Segundo o Intercept, sua investigação interna, assim como reportagens de outros veículos (incluindo o Washington Post), confirmaram que o relatório poderia ter sido rastreado até Winner independentemente dos erros.
"Isso não atenua os erros que cometemos, mas a sugestão de que ela foi pega por causa de nossas falhas é falsa", afirma o comunicado.
A investigação interna também é descrita de forma equivocada pelo New York Times, segundo o site.
O primeiro inquérito não foi conduzido por um funcionário que se reportava diretamente à editora-chefe, Betsy Reed, "mas sim por um advogado externo —precisamente a estrutura que o artigo do Times sugere que teria sido apropriada—, e a segunda e mais abrangente investigação foi conduzida pelo conselho interno da First Look, que chegou às mesmas conclusões da primeira", diz o comunicado.
O Intercept afirma que adotou procedimentos de segurança para casos similares ao de Winner.
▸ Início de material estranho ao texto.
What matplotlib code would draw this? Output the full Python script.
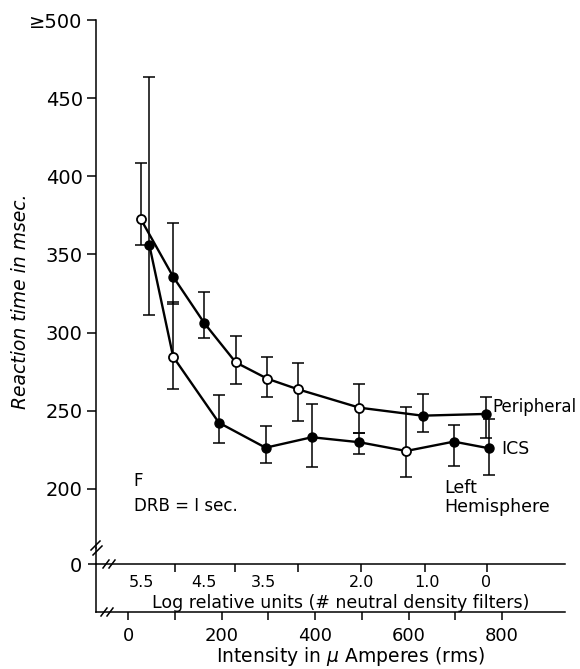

Entre outras iniciativas, "criamos um protocolo para determinar quando uma história é sensível a ponto de exigir os cuidados de uma equipe de reportagem investigativa, composta por um editor, o repórter ou repórteres, um advogado e um especialista em segurança".
Por fim, o site também nega que o arquivo com os documentos fornecidos por Edward Snowden tenha sido fechado por causa de cortes de pessoal. Segundo Intercept, depois de o site receber instruções da First Media Look para reduzir sua equipe, foi decidido que dois funcionários seriam demitidos, mas Poitras foi contra.
A fundadora argumentou que nenhum corte deveria ser feito, afirmou o site, ou que, havendo demissões, dois funcionários apontados por ela deveriam ser dispensados. Poitras argumentou que o arquivo não seria adequadamente protegido caso suas demandas não fossem aceitas, segundo o Intercept.
"Nós tínhamos confiança de que poderíamos proteger o arquivo com o time de segurança que seria mantido na Redação, e recusamos suas demandas. Depois disso, Poitras retirou seu consentimento à permanência do arquivo com o Intercept, o que nos forçou a fechá-lo", diz o comunicado.